All persons who were holders of record of shares at such time, and not others,
shall be entitled to vote at such meeting and any adjournment thereof.

        Section 2.12. Inspectors. The Board, in advance of any meeting of
stockholders, may appoint one or more inspectors to act at such meeting or any
adjournment thereof. If the inspectors shall not be so appointed or if any of
them shall fail to appear or act, the chairman of the meeting may appoint
inspectors. Each inspector, before entering upon the discharge of his or her
duties, may be required to take and sign an oath to execute faithfully the
duties of inspector at such meeting with strict impartiality and according to
the best of his or her ability.
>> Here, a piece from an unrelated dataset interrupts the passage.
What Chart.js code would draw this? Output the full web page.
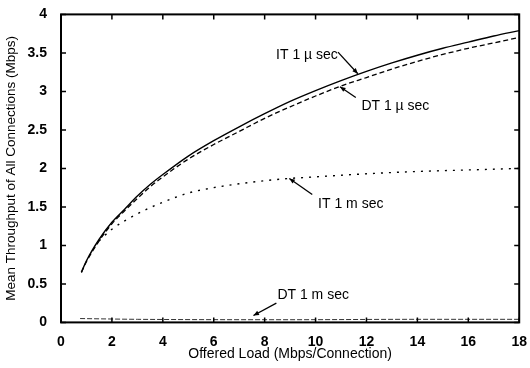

The inspectors may be empowered to determine the
number of shares outstanding and the voting powers of each, the number of shares
represented at the meeting, the existence of a quorum, the validity and effect
of proxies, and shall receive votes, ballots or consents, hear and determine all
challenges and questions arising in connection with the right to vote, count and
tabulate all votes, ballots or consents, determine the result, and do such acts
as are proper to conduct the election or vote with fairness to all stockholders.
On request of the chairman of the meeting or any stockholder entitled to vote
thereat, the inspectors shall make a report in writing of any challenge, request
or matter determined by them and shall execute a certificate of any fact found
by them. No director or candidate for the office of director shall act as
inspector of an election of directors. Inspectors need not be stockholders.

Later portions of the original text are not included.